Museum Saka Bali: Representasi Budaya Indonesia di Daftar Museum Terindah Dunia 2025
Museum Saka, yang berlokasi di Jimbaran, Bali, telah mendapatkan pengakuan internasional dengan masuk ke dalam daftar Museum Terindah di Dunia 2025 versi Prix Versailles. Pengumuman ini disampaikan bertepatan dengan peluncuran edisi ke-11 Prix Versailles pada tanggal 5 Mei 2025, sebuah ajang penghargaan bergengsi yang memberikan apresiasi kepada karya arsitektur baru dan renovasi dari seluruh dunia.
Sebagai satu-satunya museum dari Indonesia yang berhasil masuk dalam daftar bergengsi ini, Museum Saka sejajar dengan enam museum terkenal lainnya di dunia, termasuk Grand Palais di Paris, Kunstsilo di Norwegia, dan Diriyah Art Futures di Riyadh. Penghargaan ini merupakan bukti nyata keindahan arsitektur museum serta kekayaan dan kedalaman pengalaman budaya yang ditawarkannya kepada para pengunjung.
"Museum SAKA benar-benar telah menjadi tempat kebanggaan budaya dan sumber inspirasi bagi Bali," ungkap Direktur Museum Saka, Judith E. Bosnak.
Museum Saka bukan sekadar bangunan megah dengan desain arsitektur yang mengagumkan, melainkan juga rumah bagi koleksi budaya Bali yang beragam dan mendalam, yang memadukan tradisi dan inovasi secara harmonis. Koleksi museum ini mencakup berbagai aspek kehidupan masyarakat Bali, mulai dari seni rupa, upacara adat, hingga kepercayaan spiritual.
Salah satu koleksi yang paling menarik perhatian adalah ogoh-ogoh, patung raksasa yang menjadi bagian tak terpisahkan dari ritual Nyepi, Hari Raya Nyepi di Bali. Ogoh-ogoh yang dipamerkan di museum ini merupakan karya seni yang unik, yang menggabungkan teknik tradisional dengan sentuhan modern. Salah satu contohnya adalah "robotic ogoh-ogoh" yang inovatif, yang diciptakan oleh seniman I Made Sugiantara dan putranya I Wayan Ponco Maryuda.
Cerita di balik ogoh-ogoh ini sarat dengan makna simbolis, yang menggambarkan tokoh-tokoh mitologi seperti Vishnu, Brahma, dan Sang Boma.
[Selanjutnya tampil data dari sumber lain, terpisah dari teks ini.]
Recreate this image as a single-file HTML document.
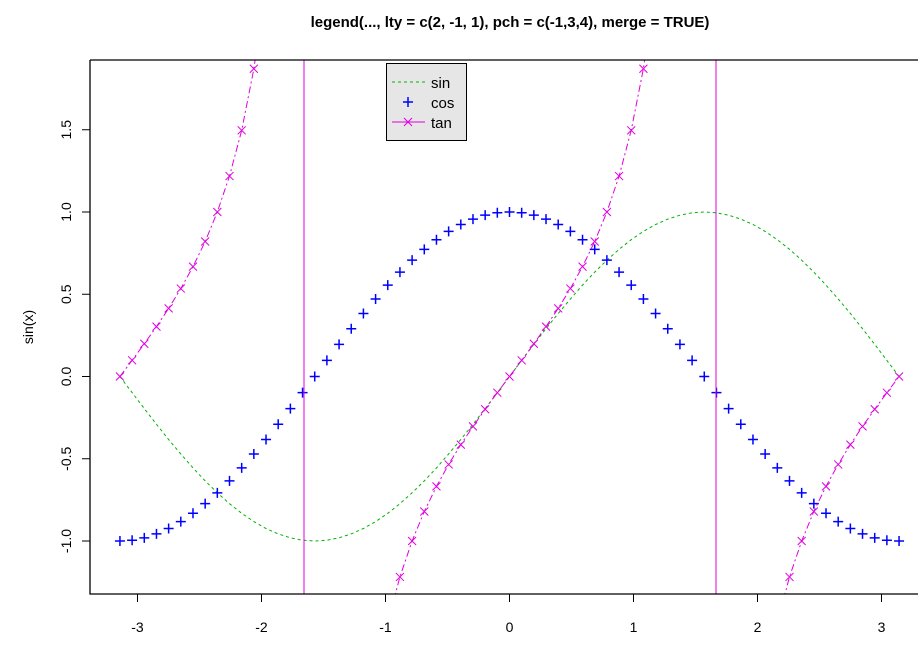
<!DOCTYPE html>
<html><head><meta charset="utf-8"><style>
html,body{margin:0;padding:0;background:#fff;width:918px;height:656px;overflow:hidden}
svg{display:block;font-family:"Liberation Sans",Arial,sans-serif}
</style></head><body>
<svg id="s" width="918" height="656" xmlns="http://www.w3.org/2000/svg">
<defs><clipPath id="c"><rect x="90" y="60" width="840" height="534"/></clipPath></defs>
<text x="510" y="27" text-anchor="middle" font-size="15" font-weight="bold">legend(..., lty = c(2, -1, 1), pch = c(-1,3,4), merge = TRUE)</text>
<g id="g" clip-path="url(#c)"></g>
<g stroke="#000" stroke-width="1.3" fill="none">
<path d="M90,60 H918 M90,60 V594 H918"/>
</g>
<g id="ax"></g>
<text transform="translate(33,327) rotate(-90)" text-anchor="middle" font-size="14">sin(x)</text>
<rect x="386.5" y="63.5" width="80" height="77" fill="#e6e6e6" stroke="#000" stroke-width="1"/>
<line x1="392" y1="82" x2="425" y2="82" stroke="#00b400" stroke-dasharray="3,3"/>
<path d="M403,102h10M408,97v10" stroke="#0000ff" stroke-width="1.5"/>
<line x1="392" y1="122" x2="425" y2="122" stroke="#e000e0"/>
<path d="M404,118l8,8M412,118l-8,8" stroke="#e000e0"/>
<text x="431" y="88" font-size="15">sin</text>
<text x="431" y="108" font-size="15">cos</text>
<text x="431" y="128" font-size="15">tan</text>
</svg>
<script>
var X=v=>509.5+v*124, Y=v=>376.5-v*164.5;
var g=document.getElementById('g'),ax=document.getElementById('ax'),h='',a='';
var xs=[];for(var i=0;i<65;i++)xs.push(-Math.PI+i*Math.PI/32);
var p='';xs.forEach((x,i)=>{p+=(i?'L':'M')+X(x).toFixed(1)+','+Y(Math.sin(x)).toFixed(1)});
h+='<path d="'+p+'" fill="none" stroke="#00b400" stroke-dasharray="3,3"/>';
xs.forEach(x=>{var px=X(x),py=Y(Math.cos(x));h+='<path d="M'+(px-5)+','+py+'h10M'+px+','+(py-5)+'v10" stroke="#0000ff" stroke-width="1.5"/>'});
var segs=[[0,15],[17,47],[49,64]];
segs.forEach(s=>{var q='';for(var i=s[0];i<=s[1];i++){var t=Math.tan(xs[i]);t=Math.max(-5,Math.min(5,t));q+=(i==s[0]?'M':'L')+X(xs[i]).toFixed(1)+','+Y(t).toFixed(1)}
h+='<path d="'+q+'" fill="none" stroke="#e000e0" stroke-dasharray="7,3,2,3"/>';
for(var i=s[0];i<=s[1];i++){var t=Math.tan(xs[i]);if(Math.abs(t)<2.2){var px=X(xs[i]),py=Y(t);h+='<path d="M'+(px-4)+','+(py-4)+'l8,8M'+(px+4)+','+(py-4)+'l-8,8" stroke="#e000e0"/>'}}});
[304,716].forEach(px=>{h+='<line x1="'+px+'" y1="60" x2="'+px+'" y2="594" stroke="#e000e0"/>'});
g.innerHTML=h;
[-3,-2,-1,0,1,2,3].forEach(v=>{var px=X(v);a+='<line x1="'+px+'" y1="594" x2="'+px+'" y2="602" stroke="#000"/><text x="'+px+'" y="632" text-anchor="middle" font-size="14">'+v+'</text>'});
[-1,-0.5,0,0.5,1,1.5].forEach(v=>{var py=Y(v);a+='<line x1="82" y1="'+py+'" x2="90" y2="'+py+'" stroke="#000"/><text transform="translate(71,'+py+') rotate(-90)" text-anchor="middle" font-size="14">'+v.toFixed(1)+'</text>'});
ax.innerHTML=a;
</script>
</body></html>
Tokoh-tokoh ini melambangkan kekuatan dan keharmonisan alam, serta keseimbangan antara penciptaan dan kehancuran.
Selain ogoh-ogoh, Museum Saka juga memiliki relief Cetra Masa yang menggambarkan makna Nyepi sebagai saat kesunyian yang bukan sekadar kekosongan, melainkan keadaan jernih yang mengundang kontemplasi. Jantra, roda waktu yang dapat diputar oleh pengunjung, mengajak untuk memahami waktu dan ritme kosmik dalam tradisi Bali, yang dipadukan dengan sistem Palelindon, kalender unik yang menghubungkan fenomena alam dan sosial.
Koleksi lain yang tak kalah menarik adalah patung batu, rumah dewa (jampana) dengan patung pratima, serta lontar-lontar kuno yang memuat ilmu pengetahuan dan spiritualitas Bali. Koleksi-koleksi ini merefleksikan kekayaan tradisi dan keterampilan seni yang diwariskan dari generasi ke generasi.
Tradisi penanggalan Bali yang rumit dan sarat makna juga hadir melalui karya seni Tika, kalender tradisional yang mengatur hari baik dan buruk berdasarkan perhitungan wariga. Sementara Palelintangan, kalender bintang Bali, membantu memahami kepribadian melalui penafsiran tanda lintang, menggabungkan unsur spiritual dan sosial masyarakat Bali.
Seni musik juga memiliki tempat tersendiri di Museum Saka, dengan koleksi Gamelan Angklung karya Made Tomblos dari Manggis, Karangasem. Gamelan Angklung ini memperkuat ikatan sosial dan religius komunitas Bali melalui permainan gamelan bersama.
Dengan koleksi yang beragam dan mendalam, Museum Saka bukan hanya menjadi tempat untuk melestarikan warisan budaya Bali, tetapi juga menjadi pusat edukasi dan inspirasi bagi masyarakat luas. Pengakuan internasional yang diraih oleh museum ini semakin menegaskan posisinya sebagai salah satu destinasi wisata budaya terpenting di Indonesia.